Primeiro a coincidência do momento, do agora desta página: a primeira tradução que publiquei de um Canto de Pound (o Canto XVII) foi aqui, na TRIBUNA DA IMPRENSA, em 25 de fevereiro de 1961. Na época, se não me engano era (ou acabara de ter sido) Sergio Lacerda, editor deste jornal - quem, juntamente com Sebastião Lacerda, está à frente da Editora Nova Fronteira, a mesma que, nos tempos de hoje, lançou, no Brasil, a publicação de todos Os Cantos.
Traduzir a complexa epopéia poundiana enseja uma série de dificuldades díspares. No meu caso particular, havia mais uma, logo de início: estava obrigado a realizar versões diferentes de vários Cantos daquelas já concretizadas anteriormente, por Augusto de Campos, Haroldo de Campos e Décio Pignatari (sem falar em Mário Faustino). Se deu certo se me desviando intencionalmente das traduções (são dezenove) dos poetas experts acima citados apresentei outras soluções válidas, fica tudo entregue ao esforço, ao acaso, ao correr do tempo. A aferição pode começar através do cotejo com as traduções publicadas no livro Ezra Pound Poesia (Editora Hucitec), onde nós, os cinco poundianos navegamos nos textos do velho.

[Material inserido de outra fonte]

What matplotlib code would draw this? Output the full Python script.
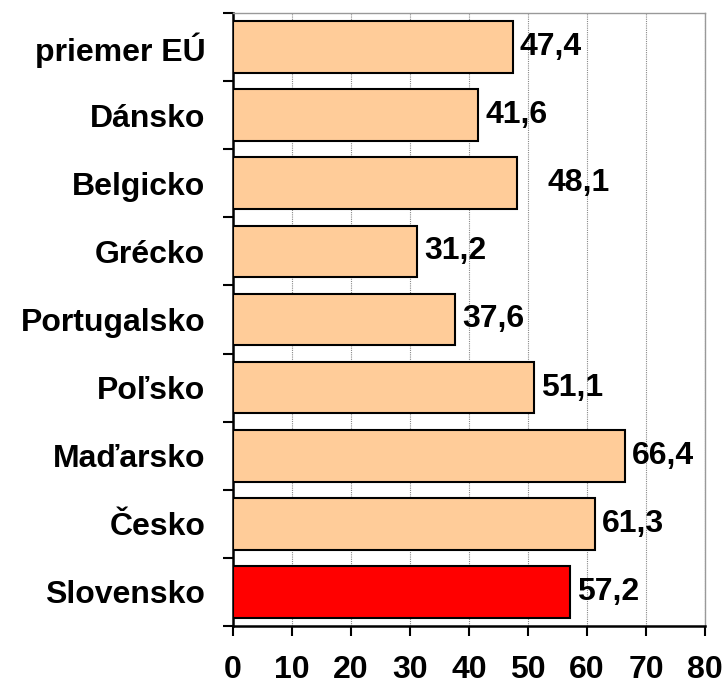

É isso aí. As dificuldades básicas de traduzir Os Cantos dizem respeito ao seu universo referencial. São cerca de vinte mil versos (ou linhas) a se reportar a outras tantas milhares de denotações ou conotações com pessoas, lugares ou eventos. Biografia, História Universal ou Geografia são matérias entremeadas num quase sem fim. E Pound dá de barato: não explica ou deixa pistas em torno do motivo de estar invocando fulano, beltrano ou sicrano, ou aqui, ali ou alhures. Escreveu basicamente em sua língua, porém com a inserção incessante de outras, seja o chinês, o grego, o alemão o francês, o latim, o provençal etc. Nisso tudo, tive de ser o cicerone de mim mesmo também ciceroneado pela consulta a livros e outros focos de referência.
Outro dado: a falta de uma lógica linear no sentido estrutural. Todos os poemas épicos consistem relatos com um mínimo do tradicional princípio-meio-fim. Pound, de certa forma (e influenciado pela idéia oriental do ideograma) substituiu o primado do relato pela montagem de registros ou pseudoregistros, onde aquilo que se entende por "narrativa" se esfacela, pois seu tempo fica sacudido num vaivém contínuo histórico-geográfico. Em paralelo, a prosa invade o espaço da poesia e vice-versa. Pound é o Eisenstein da poesia – lembrando que este último também recorreu a literatura oriental a fim de exemplificar suas concepções de montagem (basta ler O Princípio Cinematográfico e o Ideograma, que, aliás traduzi em 1957).
Enfim, Pound foi contraditório estética e politicamente? Sim. Mas, isso não lhe furta a medida. Como dizia Paulo Francis, outro dia, aqui neste Caderno, Os Cantos podem não ter sido o maior, mas foi o poema mais importante deste século.